Optimization of heat pipe charged with CuO nanofluid using Taguchi technique

Abstract

Aim of this study is to investigate the influence of various working parameters on the performance of thermosyphon heat pipe, charged with aqueous copper oxide nanofluid. This heat pipe was used as an absorber in twin glass evacuated tube solar collector for heating edible oil stored in an insulated tank. Design of experiments was formulated using minitab™ 19 considering prominent heat pipe working parameters like CuO nanoparticle concentration, CuO nanoparticle size, copper heat pipe diameter, filling ratio, stirring speed and surfactant concentration and their levels through research gaps.
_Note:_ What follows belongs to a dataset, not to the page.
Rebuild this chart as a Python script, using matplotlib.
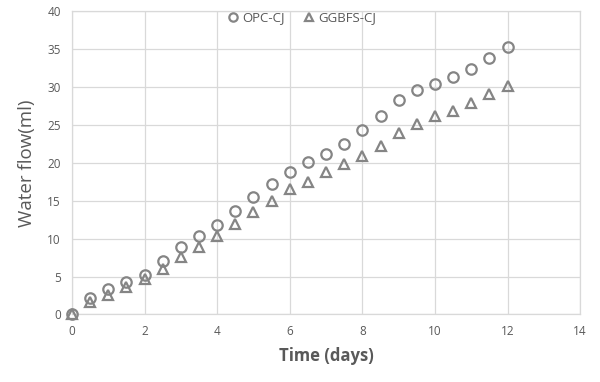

Experiments were performed on clear sunny days and impact of parameters on heat pipe solar collector performance was examined using Main effect plot, signal to noise (S/N) ratio and ANOVA. From response table of signal to noise ratio and the ANOVA results, it is concluded that the nanoparticle concentration, nanoparticle size, filling ratio and stirring speed plays important role in heat pipe performance improvement while other parameters like heat pipe diameter and surfactant concentration are less significant. Thus Optimum levels of parameters for best heat pipe solar collector performance were obtained as, nanofluid concentration of 0.3 (% weight), nanoparticle size of 30–50 nm, 8 mm of heat pipe diameter, 45 % of filling ratio, stirring speed of 1200 rotations per minute while preparing nanofluid and surfactant mixing in nanofluid as 0.3 (% volume).